By the way, I clicked on the painting you’ve got on your side panel… wanted to find out about the artist/photographer as I’m just curious about people) and thought you might like to know that the name that’s there – don’t know if it appears automatically or if you put it there yours, I’d suspect the former – isn’t the person’s name, it’s his screen name. His name is Mike Dawson. This is a link to his profile page on Imagekind.
Slightly changing the subject – speaking as an artist with experience of selling art… people usually like to know something about the artist or photographer before they buy. So maybe give yourself a helping hand and write a bit about the guy whose work you’re showing? You can get it from his profile or you could even email and ask him for an interview or something. Just an idea.
Mitch Reply:
August 13th, 2010 at 5:23 PM
Actually, when you go to the page, the business name comes up first, and in my mind that means he wants to get his business name out there instead of his personal name, so I honored that. As a matter of fact, on the page you linked to, he mentions that he uses his screen name, which is the one I used. By contract, I don’t have to include his or any other name at all, but I thought it was more fair to include it.

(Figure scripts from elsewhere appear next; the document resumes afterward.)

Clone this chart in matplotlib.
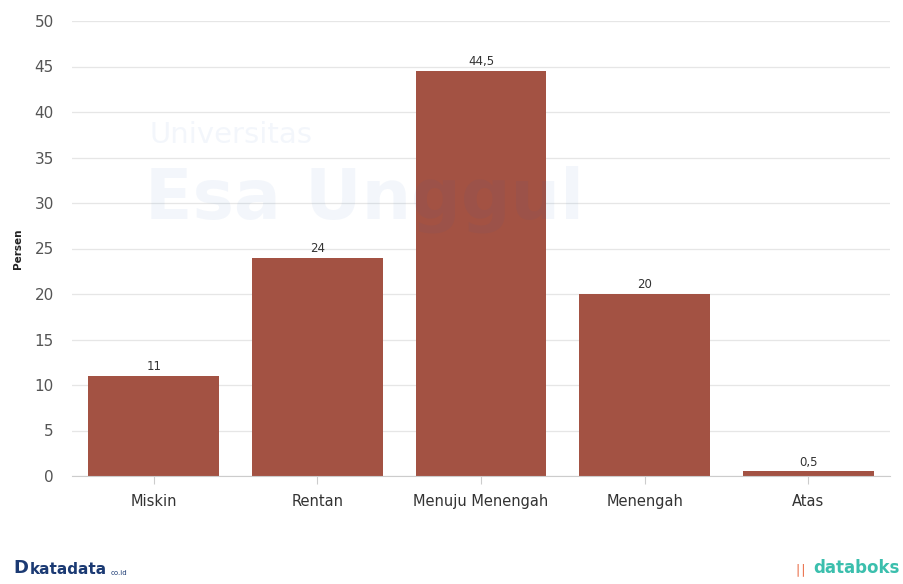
import matplotlib
matplotlib.use("Agg")
import matplotlib.pyplot as plt

categories = ["Miskin", "Rentan", "Menuju Menengah", "Menengah", "Atas"]
values = [11, 24, 44.5, 20, 0.5]
value_labels = ["11", "24", "44,5", "20", "0,5"]
yticks = [0, 5, 10, 15, 20, 25, 30, 35, 40, 45, 50]

plt.rcParams['font.family'] = ['DejaVu Sans']

fig = plt.figure(figsize=(9.04, 5.84), dpi=100)
ax = fig.add_axes([72/904, 108/584, (890-72)/904, (476-21)/584])

# watermark
fig.text(0.165, 0.768, "Universitas", fontsize=21, color="#1f5fbf", alpha=0.05, ha="left", va="center")
fig.text(0.160, 0.658, "Esa Unggul", fontsize=50, fontweight="bold", color="#1f5fbf", alpha=0.05, ha="left", va="center")

bar_color = "#a35243"
bars = ax.bar(range(len(categories)), values, width=0.8, color=bar_color, zorder=3)
for i, (v, lab) in enumerate(zip(values, value_labels)):
    ax.text(i, v + 0.3, lab, ha="center", va="bottom", fontsize=8.5, color="#333333", zorder=4)

ax.set_xlim(-0.5, len(categories) - 0.5)
ax.set_ylim(0, 50)
ax.set_yticks(yticks)
ax.set_yticklabels([str(t) for t in yticks])
ax.set_xticks(range(len(categories)))
ax.set_xticklabels(categories)

ax.grid(axis="y", color="#e6e6e6", linewidth=0.9, zorder=0)
for s in ["top", "right", "left"]:
    ax.spines[s].set_visible(False)
ax.spines["bottom"].set_color("#cccccc")
ax.spines["bottom"].set_zorder(5)

ax.tick_params(axis="y", length=0, pad=13, labelsize=11, labelcolor="#555555")
ax.tick_params(axis="x", length=6, color="#cccccc", pad=7, labelsize=10.5, labelcolor="#333333")

ax.set_ylabel("Persen", fontsize=7.5, fontweight="bold", color="#222222", labelpad=8)

# footer logos
fig.text(0.015, 0.012, "D", fontsize=13, fontweight="bold", color="#1b3a73", ha="left", va="bottom")
fig.text(0.033, 0.012, "katadata", fontsize=11, fontweight="bold", color="#1b3a73", ha="left", va="bottom")
fig.text(0.122, 0.014, "co.id", fontsize=5, color="#1b3a73", ha="left", va="bottom")
fig.text(0.995, 0.012, "databoks", fontsize=12, fontweight="bold", color="#3bbfad", ha="right", va="bottom")
fig.text(0.893, 0.014, "\u2223\u2223", fontsize=9, color="#e8623a", ha="right", va="bottom")

fig.savefig("out.png", dpi=100)
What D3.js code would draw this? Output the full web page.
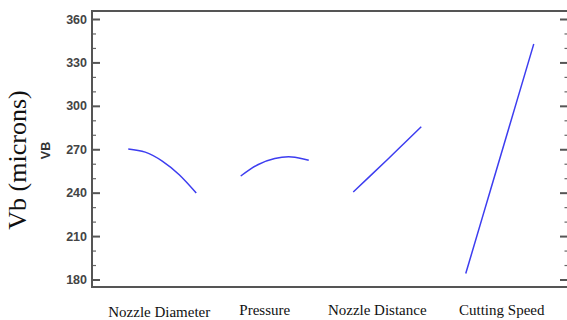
<!DOCTYPE html>
<html>
<head>
<meta charset="utf-8">
<script src="https://cdnjs.cloudflare.com/ajax/libs/d3/7.8.5/d3.min.js"></script>
<style>
  body { margin: 0; background: #fff; }
  svg { display: block; }
</style>
</head>
<body>
<svg id="chart" width="567" height="320"></svg>
<script>
// factors and coded levels (-1 .. +1)
const factors = ['Nozzle Diameter', 'Pressure', 'Nozzle Distance', 'Cutting Speed'];
const levels = [-1, -0.5, 0, 0.5, 1];

// predicted Vb at each level, one row per factor
const vbNozzleDiameter = [270.2, 268.0, 261.8, 252.4, 239.8];
const vbPressure = [251.5, 259.3, 263.6, 264.7, 262.4];
const vbNozzleDistance = [240.5, 251.6, 262.8, 274.2, 285.6];
const vbCuttingSpeed = [184.1, 223.8, 263.4, 303.1, 342.7];
const series = [vbNozzleDiameter, vbPressure, vbNozzleDistance, vbCuttingSpeed];

const majorTicks = [180, 210, 240, 270, 300, 330, 360];
const minorTicks = [190, 200, 220, 230, 250, 260, 280, 290, 310, 320, 340, 350];

const svg = d3.select('#chart');
const plotL = 92, plotR = 567, plotT = 11, plotB = 287;
const half = 34; // half width of each factor trace
const labelDx = [-3, -10, -10, 2]; // nudges for x labels
const labelY = [317, 315, 315, 315];

const y = d3.scaleLinear().domain([180, 360]).range([279.5, 19]);
const x = d3.scaleBand().domain(factors).range([106, 556]).paddingInner(0).paddingOuter(0);

//左轴，刻度向内
const axisL = d3.axisLeft(y).tickValues(majorTicks).tickSize(-8).tickSizeOuter(0).tickPadding(5);
const gL = svg.append('g').attr('transform', `translate(${plotL},0)`).call(axisL);
gL.select('.domain').remove();
gL.selectAll('.tick line').attr('stroke', '#555').attr('stroke-width', 2);
gL.selectAll('.tick text')
  .attr('fill', '#444')
  .attr('font-family', 'Liberation Sans, Arial, sans-serif')
  .attr('font-weight', 'bold')
  .attr('font-size', 12.5);

const gLm = svg.append('g').attr('transform', `translate(${plotL},0)`)
  .call(d3.axisLeft(y).tickValues(minorTicks).tickSize(-4).tickSizeOuter(0).tickFormat(''));
gLm.select('.domain').remove();
gLm.selectAll('.tick line').attr('stroke', '#666').attr('stroke-width', 1.2);

//右轴，只有刻度
const gR = svg.append('g').attr('transform', `translate(${plotR},0)`)
  .call(d3.axisRight(y).tickValues(majorTicks).tickSize(-7).tickSizeOuter(0).tickFormat(''));
gR.select('.domain').remove();
gR.selectAll('.tick line').attr('stroke', '#555').attr('stroke-width', 2);
const gRm = svg.append('g').attr('transform', `translate(${plotR},0)`)
  .call(d3.axisRight(y).tickValues(minorTicks).tickSize(-2.5).tickSizeOuter(0).tickFormat(''));
gRm.select('.domain').remove();
gRm.selectAll('.tick line').attr('stroke', '#666').attr('stroke-width', 1.2);

// frame
const frame = svg.append('g').attr('stroke', '#555').attr('stroke-width', 2).attr('fill', 'none');
frame.append('path').attr('d', `M${plotL},${plotT}H${plotR}`);
frame.append('path').attr('d', `M${plotL},${plotB}H${plotR}`);
frame.append('path').attr('d', `M${plotL},${plotT - 1}V${plotB + 1}`);

// traces
factors.forEach((f, i) => {
  const cx = x(f) + x.bandwidth() / 2;
  const xs = d3.scaleLinear().domain([-1, 1]).range([cx - half, cx + half]);
  const line = d3.line()
    .x((d, j) => xs(levels[j]))
    .y(d => y(d))
    .curve(d3.curveNatural);
  svg.append('path')
    .datum(series[i])
    .attr('d', line)
    .attr('fill', 'none')
    .attr('stroke', '#3d3df0')
    .attr('stroke-width', 1.5);

  svg.append('text')
    .attr('x', cx + labelDx[i])
    .attr('y', labelY[i])
    .attr('text-anchor', 'middle')
    .attr('font-family', 'Liberation Serif, Times New Roman, serif')
    .attr('font-size', 15)
    .attr('fill', '#111')
    .text(f);
});

// y titles
svg.append('text')
  .attr('transform', 'translate(26,160) rotate(-90)')
  .attr('text-anchor', 'middle')
  .attr('font-family', 'Liberation Serif, Times New Roman, serif')
  .attr('font-size', 26)
  .attr('fill', '#111')
  .text('Vb (microns)');

svg.append('text')
  .attr('transform', 'translate(50,150.5) rotate(-90)')
  .attr('text-anchor', 'middle')
  .attr('font-family', 'Liberation Sans, Arial, sans-serif')
  .attr('font-weight', 'bold')
  .attr('font-size', 12.5)
  .attr('fill', '#333')
  .text('VB');
</script>
</body>
</html>
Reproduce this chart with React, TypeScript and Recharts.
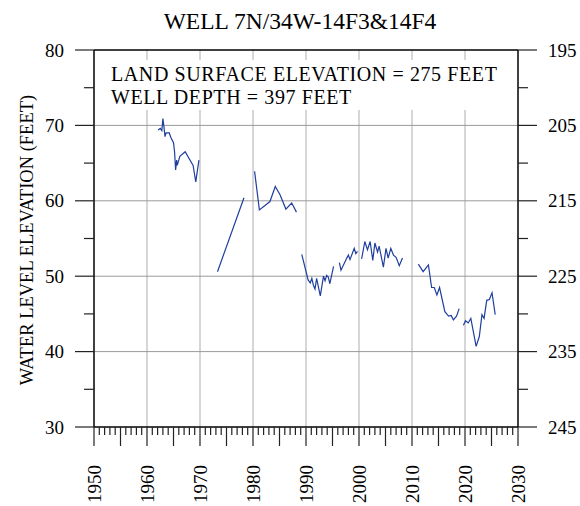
import { LineChart, Line, XAxis, YAxis, CartesianGrid, ReferenceLine } from 'recharts';

// measurement dates (decimal years) and water level elevation in feet; null marks a gap in the record
const years = [
  1962.1, 1962.5, 1962.8, 1963.0, 1963.2, 1963.4, 1963.6, 1964.2, 1964.5, 1965.0, 1965.2, 1965.4, 1965.6, 1965.7,
  1966.2, 1967.2, 1968.7, 1969.2, 1969.8,
  1971.5,
  1973.3, 1978.3,
  1979.3,
  1980.3, 1981.2, 1983.2, 1984.2, 1985.1, 1986.2, 1987.3, 1988.2,
  1988.6,
  1989.2, 1990.4, 1990.8, 1991.1, 1991.4, 1991.7, 1992.0, 1992.7, 1993.3, 1993.6, 1993.9, 1994.2, 1994.5, 1995.2,
  1995.8,
  1996.3, 1996.6, 1997.7, 1998.0, 1998.3, 1999.1, 1999.4, 1999.7,
  2000.1,
  2000.5, 2001.1, 2001.6, 2002.1, 2002.6, 2003.0, 2003.5, 2003.8, 2004.2, 2004.6, 2005.1, 2005.5, 2006.0, 2006.5,
  2007.0, 2007.6, 2008.2,
  2009.5,
  2011.2, 2012.1, 2013.1, 2013.7, 2014.2, 2014.7, 2015.2, 2016.2, 2016.9, 2017.4, 2017.8, 2018.4, 2018.9,
  2019.3,
  2019.7, 2020.1, 2020.6, 2021.1, 2022.1, 2022.7, 2023.2, 2023.6, 2024.1, 2024.6, 2025.1, 2025.7,
];

const levels: (number | null)[] = [
  69.4, 69.6, 69.3, 70.9, 69.8, 68.5, 69.0, 69.0, 68.4, 67.7, 66.5, 64.1, 65.4, 64.7,
  65.9, 66.5, 64.7, 62.5, 65.4,
  null,
  50.6, 60.4,
  null,
  63.9, 58.8, 59.9, 61.9, 60.8, 58.9, 59.7, 58.5,
  null,
  52.9, 49.5, 49.1, 49.7, 48.8, 48.3, 49.7, 47.4, 50.0, 49.4, 50.1, 49.9, 49.0, 51.3,
  null,
  51.8, 50.8, 52.4, 52.8, 52.2, 53.7, 53.0, 53.3,
  null,
  52.3, 54.6, 53.5, 54.6, 52.1, 54.4, 53.2, 54.0, 52.6, 51.2, 53.7, 52.4, 53.7, 52.8,
  52.5, 51.4, 52.4,
  null,
  51.6, 50.6, 51.5, 48.5, 48.5, 47.5, 48.5, 45.3, 44.7, 44.8, 44.2, 44.7, 45.7,
  null,
  43.5, 44.1, 43.8, 44.4, 40.7, 42.0, 44.9, 44.4, 46.8, 46.9, 47.8, 44.9,
];

const gridYears = [1960, 1970, 1980, 1990, 2000, 2010, 2020];
const gridLevels = [40, 50, 60, 70];
const levelTicks = [30, 35, 40, 45, 50, 55, 60, 65, 70, 75, 80];
const levelLabels = [30, 40, 50, 60, 70, 80];
const depthTicks = [195, 200, 205, 210, 215, 220, 225, 230, 235, 240, 245];
const depthLabels = [195, 205, 215, 225, 235, 245];
const yearTicks: number[] = [];
for (let y = 1950; y <= 2030; y++) yearTicks.push(y);

const data = years.map((year, i) => ({ year, level: levels[i] }));

const FONT = "'Liberation Serif', 'Times New Roman', Times, serif";
const AXIS = '#222';

// recharts 3 may hand the grid either a d3 scale function or a wrapper with .map()
const toPixel = (scale: any, v: number) => {
  if (typeof scale === 'function') return scale(v);
  if (scale && typeof scale.map === 'function') return scale.map(v);
  return undefined;
};

function YearTick({ x, y, payload }: any) {
  const v = payload.value;
  const len = v % 5 === 0 ? 19 : 8;
  const ly = y + 38;
  return (
    <g>
      <line x1={x} y1={y} x2={x} y2={y + len} stroke={AXIS} strokeWidth={1.2} />
      {v % 10 === 0 && (
        <text
          x={x}
          y={ly}
          dy="0.35em"
          textAnchor="end"
          transform={`rotate(-90 ${x} ${ly})`}
          fontFamily={FONT}
          fontSize={19}
          fill="#000"
        >
          {String(v)}
        </text>
      )}
    </g>
  );
}

function LeftTick({ x, y, payload }: any) {
  const v = payload.value;
  const major = levelLabels.includes(v);
  const len = major ? 19 : 10;
  return (
    <g>
      <line x1={x - len} y1={y} x2={x} y2={y} stroke={AXIS} strokeWidth={1.2} />
      {major && (
        <text x={x - len - 11} y={y} dy="0.35em" textAnchor="end" fontFamily={FONT} fontSize={19} fill="#000">
          {String(v)}
        </text>
      )}
    </g>
  );
}

function RightTick({ x, y, payload }: any) {
  const v = payload.value;
  const major = depthLabels.includes(v);
  const len = major ? 19 : 10;
  return (
    <g>
      <line x1={x} y1={y} x2={x + len} y2={y} stroke={AXIS} strokeWidth={1.2} />
      {major && (
        <text x={x + len + 11} y={y} dy="0.35em" textAnchor="start" fontFamily={FONT} fontSize={19} fill="#000">
          {String(v)}
        </text>
      )}
    </g>
  );
}

export default function App() {
  return (
    <div
      style={{
        position: 'absolute',
        left: 0,
        top: 0,
        width: 580,
        height: 506,
        background: '#fff',
        fontFamily: FONT,
      }}
    >
      <LineChart
        width={580}
        height={506}
        data={data}
        margin={{ top: 50, right: 0, bottom: 0, left: 0 }}
        style={{ fontFamily: FONT }}
      >
        <CartesianGrid
          yAxisId="left"
          horizontal={false}
          stroke="#c8c8c8"
          strokeWidth={1.5}
          verticalCoordinatesGenerator={({ xAxis }: any) =>
            gridYears.map((v) => toPixel(xAxis?.scale, v)).filter((p) => p !== undefined)
          }
        />
        <CartesianGrid
          yAxisId="left"
          vertical={false}
          stroke="#9a9a9a"
          strokeWidth={1}
          horizontalCoordinatesGenerator={({ yAxis }: any) =>
            gridLevels.map((v) => toPixel(yAxis?.scale, v)).filter((p) => p !== undefined)
          }
        />
        <XAxis
          dataKey="year"
          type="number"
          domain={[1950, 2030]}
          ticks={yearTicks}
          interval={0}
          height={79}
          tickSize={0}
          tickMargin={0}
          tickLine={false}
          tick={<YearTick />}
          axisLine={{ stroke: '#000', strokeWidth: 1.5 }}
          allowDataOverflow
        />
        <YAxis
          yAxisId="left"
          type="number"
          domain={[30, 80]}
          ticks={levelTicks}
          interval={0}
          width={94}
          tickSize={0}
          tickMargin={0}
          tickLine={false}
          tick={<LeftTick />}
          axisLine={{ stroke: '#000', strokeWidth: 1.5 }}
          allowDataOverflow
        />
        <YAxis
          yAxisId="right"
          orientation="right"
          type="number"
          domain={[195, 245]}
          reversed
          ticks={depthTicks}
          interval={0}
          width={62}
          tickSize={0}
          tickMargin={0}
          tickLine={false}
          tick={<RightTick />}
          axisLine={{ stroke: '#000', strokeWidth: 1.5 }}
          allowDataOverflow
        />
        <ReferenceLine yAxisId="left" y={80} stroke="#000" strokeWidth={1.5} />
        <Line
          yAxisId="left"
          type="linear"
          dataKey="level"
          stroke="#1f3f9f"
          strokeWidth={1.2}
          dot={false}
          connectNulls={false}
          isAnimationActive={false}
        />
      </LineChart>
      <svg
        width={580}
        height={506}
        style={{ position: 'absolute', left: 0, top: 0, pointerEvents: 'none', fontFamily: FONT }}
      >
        <text x={300} y={29} textAnchor="middle" fontSize={23.5} fill="#000">
          WELL 7N/34W-14F3&amp;14F4
        </text>
        <text x={33} y={240} textAnchor="middle" transform="rotate(-90 33 240)" fontSize={18.5} fill="#000">
          WATER LEVEL ELEVATION (FEET)
        </text>
        <rect x={99} y={60} width={414} height={50} fill="#fff" />
        <text x={111} y={81} fontSize={20} letterSpacing={0.6} fill="#000">
          LAND SURFACE ELEVATION = 275 FEET
        </text>
        <text x={111} y={103.5} fontSize={20} letterSpacing={0.6} fill="#000">
          WELL DEPTH = 397 FEET
        </text>
      </svg>
    </div>
  );
}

As to the rest, no, I’m not doing any of that. You see my posts; I don’t have the space or the time to get that deeply into it. This isn’t a photography blog, and I’m not writing about artists in that fashion. Now, if I ever went that route, it might make for an interesting blog; heck, maybe that’s something more up your alley, as an artist.
And you’re lucky you can create your own images. I’m a writer and I used to be a composer; if I could include little music snippets with each post… no, those days are over as well.
Val Reply:
August 13th, 2010 at 9:02 PM
What sort of music did you compose, btw? I know you don’t want to put any here, but I am curious! My husband is a muso too… has composed stuff, plays stuff.